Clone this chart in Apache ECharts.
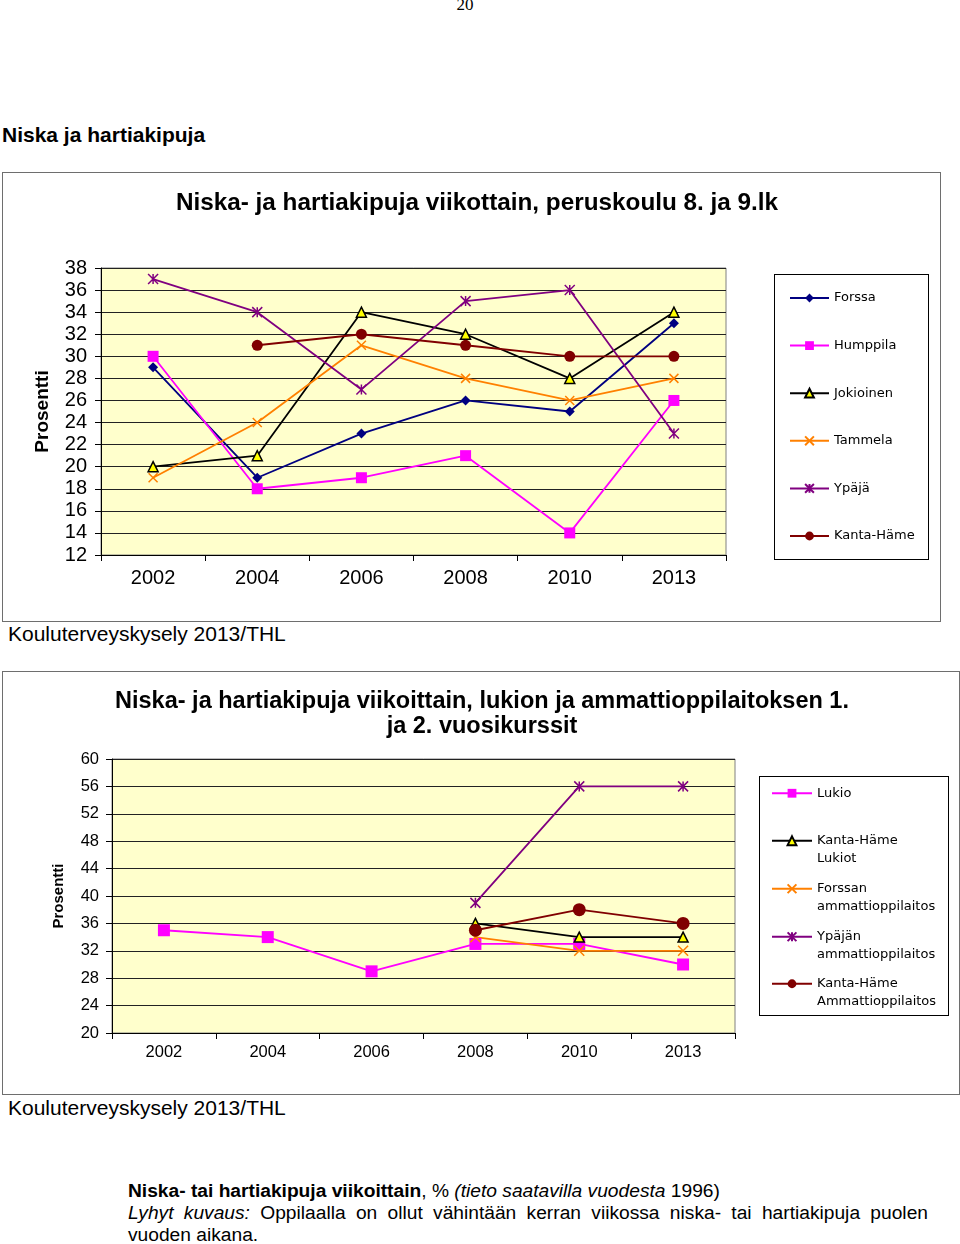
<!DOCTYPE html>
<html>
<head>
<meta charset="utf-8">
<script src="https://cdn.jsdelivr.net/npm/echarts/dist/echarts.min.js"></script>
<style>
  html, body { margin: 0; padding: 0; background: #fff; }
  #page { position: relative; width: 960px; height: 1244px; overflow: hidden; background: #fff; }
  .abs { position: absolute; white-space: nowrap; }
  .box { position: absolute; border: 1px solid #6e6e6e; box-sizing: border-box; }
  .lbox { position: absolute; border: 1px solid #000; box-sizing: border-box; background: #fff; }
  #chart { position: absolute; left: 0; top: 0; width: 960px; height: 1244px; z-index: 2; }
  .sans { font-family: 'Liberation Sans', Arial, sans-serif; color: #000; }
  #desc { position: absolute; left: 128px; top: 1180px; width: 800px; font-family: 'Liberation Sans Narrow', 'Arial Narrow', 'Liberation Sans', sans-serif; font-size: 19.2px; line-height: 22px; color: #000; text-align: justify; text-align-last: left; }
</style>
</head>
<body>
<div id="page">
  <div class="abs" style="left:0;width:930px;text-align:center;top:-5px;font-family:'Liberation Serif','Times New Roman',serif;font-size:17px;">20</div>
  <div class="abs sans" style="left:2px;top:123px;font-size:21px;line-height:24px;font-weight:bold;">Niska ja hartiakipuja</div>
  <div class="box" style="left:2px;top:172px;width:939px;height:450px;"></div>
  <div class="lbox" style="left:774px;top:274px;width:155px;height:286px;"></div>
  <div class="abs sans" style="left:8px;top:622px;font-size:21px;line-height:24px;">Kouluterveyskysely 2013/THL</div>
  <div class="box" style="left:2px;top:671px;width:958px;height:424px;"></div>
  <div class="lbox" style="left:759px;top:776px;width:190px;height:240px;"></div>
  <div class="abs sans" style="left:8px;top:1096px;font-size:21px;line-height:24px;">Kouluterveyskysely 2013/THL</div>
  <div id="desc"><b>Niska- tai hartiakipuja viikoittain</b>, % <i>(tieto saatavilla vuodesta</i> 1996)<br><i>Lyhyt kuvaus:</i> Oppilaalla on ollut vähintään kerran viikossa niska- tai hartiakipuja puolen vuoden aikana.</div>
  <div id="chart"></div>
</div>
<script>
// ---- data ----
const years = ['2002', '2004', '2006', '2008', '2010', '2013'];

// Chart 1: peruskoulu 8. ja 9.lk
const forssa     = [29, 19, 23, 26, 25, 33];
const humppila   = [30, 18, 19, 21, 14, 26];
const jokioinen  = [20, 21, 34, 32, 28, 34];
const tammela    = [19, 24, 31, 28, 26, 28];
const ypaja      = [37, 34, 27, 35, 36, 23];
const kantaHame  = [null, 31, 32, 31, 30, 30];

// Chart 2: lukio ja ammattioppilaitos
const lukio      = [35, 34, 29, 33, 33, 30];
const khLukiot   = [null, null, null, 36, 34, 34];
const forssanAmm = [null, null, null, 34, 32, 32];
const ypajanAmm  = [null, null, null, 39, 56, 56];
const khAmm      = [null, null, null, 35, 38, 36];

const names1 = ['Forssa', 'Humppila', 'Jokioinen', 'Tammela', 'Ypäjä', 'Kanta-Häme'];
const names2 = ['Lukio', 'Kanta-Häme Lukiot', 'Forssan ammattioppilaitos', 'Ypäjän ammattioppilaitos', 'Kanta-Häme Ammattioppilaitos'];
const legendLabels2 = {
  'Lukio': 'Lukio',
  'Kanta-Häme Lukiot': '\nKanta-Häme\nLukiot',
  'Forssan ammattioppilaitos': '\nForssan\nammattioppilaitos',
  'Ypäjän ammattioppilaitos': '\nYpäjän\nammattioppilaitos',
  'Kanta-Häme Ammattioppilaitos': '\nKanta-Häme\nAmmattioppilaitos'
};
const title1 = 'Niska- ja hartiakipuja viikottain, peruskoulu 8. ja 9.lk';
const title2a = 'Niska- ja hartiakipuja viikoittain, lukion ja ammattioppilaitoksen 1.';
const title2b = 'ja 2. vuosikurssit';
const yName = 'Prosentti';

// ---- styles ----
const SANS = 'Liberation Sans';
const XSYM = 'path://M0 0L10 10M10 0L0 10';
const ASTER = 'path://M0 0L10 10M10 0L0 10M5 0L5 10';

const styles = {
  navy:   { symbol: 'diamond', size: 10, color: '#000080', fill: '#000080', border: '#000080', bw: 0 },
  pink:   { symbol: 'rect', size: 11, color: '#FF00FF', fill: '#FF00FF', border: '#FF00FF', bw: 0 },
  black:  { symbol: 'triangle', size: 10, color: '#000000', fill: '#FFFF00', border: '#000000', bw: 1.5 },
  orange: { symbol: XSYM, size: 9, color: '#FF8000', fill: '#FF8000', border: '#FF8000', bw: 1.5 },
  purple: { symbol: ASTER, size: 10, color: '#800080', fill: '#800080', border: '#800080', bw: 1.5 },
  maroon: { symbol: 'circle', size: 11, color: '#800000', fill: '#800000', border: '#800000', bw: 0 }
};

function mkSeries(name, data, st, idx, sizeOverride) {
  return {
    name: name, type: 'line', data: data,
    xAxisIndex: idx, yAxisIndex: idx,
    symbol: st.symbol, symbolSize: sizeOverride || st.size,
    showAllSymbol: true,
    lineStyle: { color: st.color, width: 1.8 },
    itemStyle: { color: st.fill, borderColor: st.border, borderWidth: st.bw },
    emphasis: { disabled: true },
    z: 3
  };
}

const series = [
  mkSeries('Forssa', forssa, styles.navy, 0),
  mkSeries('Humppila', humppila, styles.pink, 0),
  mkSeries('Jokioinen', jokioinen, styles.black, 0),
  mkSeries('Tammela', tammela, styles.orange, 0),
  mkSeries('Ypäjä', ypaja, styles.purple, 0),
  mkSeries('Kanta-Häme', kantaHame, styles.maroon, 0),
  mkSeries('Lukio', lukio, styles.pink, 1, 12),
  mkSeries('Kanta-Häme Lukiot', khLukiot, styles.black, 1, 10),
  mkSeries('Forssan ammattioppilaitos', forssanAmm, styles.orange, 1, 10),
  mkSeries('Ypäjän ammattioppilaitos', ypajanAmm, styles.purple, 1, 10),
  mkSeries('Kanta-Häme Ammattioppilaitos', khAmm, styles.maroon, 1, 13)
];

function mkX(idx, fs, margin) {
  return {
    gridIndex: idx, type: 'category', data: years, boundaryGap: true,
    axisLine: { show: true, lineStyle: { color: '#000', width: 1 } },
    axisTick: { show: true, length: 6, lineStyle: { color: '#000', width: 1 } },
    axisLabel: { fontSize: fs, color: '#000', margin: margin, fontFamily: SANS },
    splitLine: { show: false }
  };
}
function mkY(idx, min, max, interval, fs, margin, nameFs, nameGap) {
  return {
    gridIndex: idx, type: 'value', min: min, max: max, interval: interval,
    axisLine: { show: true, lineStyle: { color: '#000', width: 1 } },
    axisTick: { show: true, length: 6, lineStyle: { color: '#000', width: 1 } },
    axisLabel: { fontSize: fs, color: '#000', margin: margin, fontFamily: SANS },
    splitLine: { show: true, lineStyle: { color: '#222', width: 1.2 } },
    name: yName, nameLocation: 'middle', nameRotate: 90, nameGap: nameGap,
    nameTextStyle: { fontSize: nameFs, fontWeight: 'bold', color: '#000', fontFamily: SANS }
  };
}

const legends = [{
  orient: 'vertical', left: 789, top: 291.5, padding: 0,
  itemWidth: 39, itemHeight: 11, itemGap: 34.6,
  selectedMode: false,
  textStyle: { fontFamily: 'DejaVu Sans', fontSize: 13, color: '#000', lineHeight: 11 },
  data: names1
}];
const legendTops2 = [784.5, 814.5, 862.5, 910.5, 957.5];
names2.forEach(function (n, i) {
  legends.push({
    orient: 'vertical', left: 771, top: legendTops2[i], padding: 0,
    itemWidth: 40, itemHeight: 11, selectedMode: false,
    textStyle: { fontFamily: 'DejaVu Sans', fontSize: 13, color: '#000', lineHeight: 17.5 },
    formatter: function (name) { return legendLabels2[name]; },
    data: [n]
  });
});

const option = {
  animation: false,
  backgroundColor: 'transparent',
  title: [
    { text: title1, left: 477, top: 191, textAlign: 'center', padding: 0,
      textStyle: { fontFamily: SANS, fontWeight: 'bold', fontSize: 24.3, color: '#000' } },
    { text: title2a, left: 482, top: 690, textAlign: 'center', padding: 0,
      textStyle: { fontFamily: SANS, fontWeight: 'bold', fontSize: 23.5, color: '#000' } },
    { text: title2b, left: 482, top: 715, textAlign: 'center', padding: 0,
      textStyle: { fontFamily: SANS, fontWeight: 'bold', fontSize: 23.5, color: '#000' } }
  ],
  legend: legends,
  grid: [
    { left: 101, top: 268, width: 625, height: 287, show: true, backgroundColor: '#FFFFCC', borderColor: '#808080', borderWidth: 1 },
    { left: 112, top: 759, width: 623, height: 274, show: true, backgroundColor: '#FFFFCC', borderColor: '#808080', borderWidth: 1 }
  ],
  xAxis: [ mkX(0, 20, 13), mkX(1, 16.5, 11) ],
  yAxis: [ mkY(0, 12, 38, 2, 20, 14, 19, 49), mkY(1, 20, 60, 4, 16.5, 13, 15, 46) ],
  series: series
};

const chart = echarts.init(document.getElementById('chart'), null, { renderer: 'canvas' });
chart.setOption(option);
</script>
</body>
</html>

> Task objective
Emit the lines of the material exactly, from its first line to the line containing "const years = ['2002', '2004', '2006', '2008', '2010', '2013'];", inclusive; leave every picture out.

> Reply
Clone this chart in Apache ECharts.
<!DOCTYPE html>
<html>
<head>
<meta charset="utf-8">
<script src="https://cdn.jsdelivr.net/npm/echarts/dist/echarts.min.js"></script>
<style>
  html, body { margin: 0; padding: 0; background: #fff; }
  #page { position: relative; width: 960px; height: 1244px; overflow: hidden; background: #fff; }
  .abs { position: absolute; white-space: nowrap; }
  .box { position: absolute; border: 1px solid #6e6e6e; box-sizing: border-box; }
  .lbox { position: absolute; border: 1px solid #000; box-sizing: border-box; background: #fff; }
  #chart { position: absolute; left: 0; top: 0; width: 960px; height: 1244px; z-index: 2; }
  .sans { font-family: 'Liberation Sans', Arial, sans-serif; color: #000; }
  #desc { position: absolute; left: 128px; top: 1180px; width: 800px; font-family: 'Liberation Sans Narrow', 'Arial Narrow', 'Liberation Sans', sans-serif; font-size: 19.2px; line-height: 22px; color: #000; text-align: justify; text-align-last: left; }
</style>
</head>
<body>
<div id="page">
  <div class="abs" style="left:0;width:930px;text-align:center;top:-5px;font-family:'Liberation Serif','Times New Roman',serif;font-size:17px;">20</div>
  <div class="abs sans" style="left:2px;top:123px;font-size:21px;line-height:24px;font-weight:bold;">Niska ja hartiakipuja</div>
  <div class="box" style="left:2px;top:172px;width:939px;height:450px;"></div>
  <div class="lbox" style="left:774px;top:274px;width:155px;height:286px;"></div>
  <div class="abs sans" style="left:8px;top:622px;font-size:21px;line-height:24px;">Kouluterveyskysely 2013/THL</div>
  <div class="box" style="left:2px;top:671px;width:958px;height:424px;"></div>
  <div class="lbox" style="left:759px;top:776px;width:190px;height:240px;"></div>
  <div class="abs sans" style="left:8px;top:1096px;font-size:21px;line-height:24px;">Kouluterveyskysely 2013/THL</div>
  <div id="desc"><b>Niska- tai hartiakipuja viikoittain</b>, % <i>(tieto saatavilla vuodesta</i> 1996)<br><i>Lyhyt kuvaus:</i> Oppilaalla on ollut vähintään kerran viikossa niska- tai hartiakipuja puolen vuoden aikana.</div>
  <div id="chart"></div>
</div>
<script>
// ---- data ----
const years = ['2002', '2004', '2006', '2008', '2010', '2013'];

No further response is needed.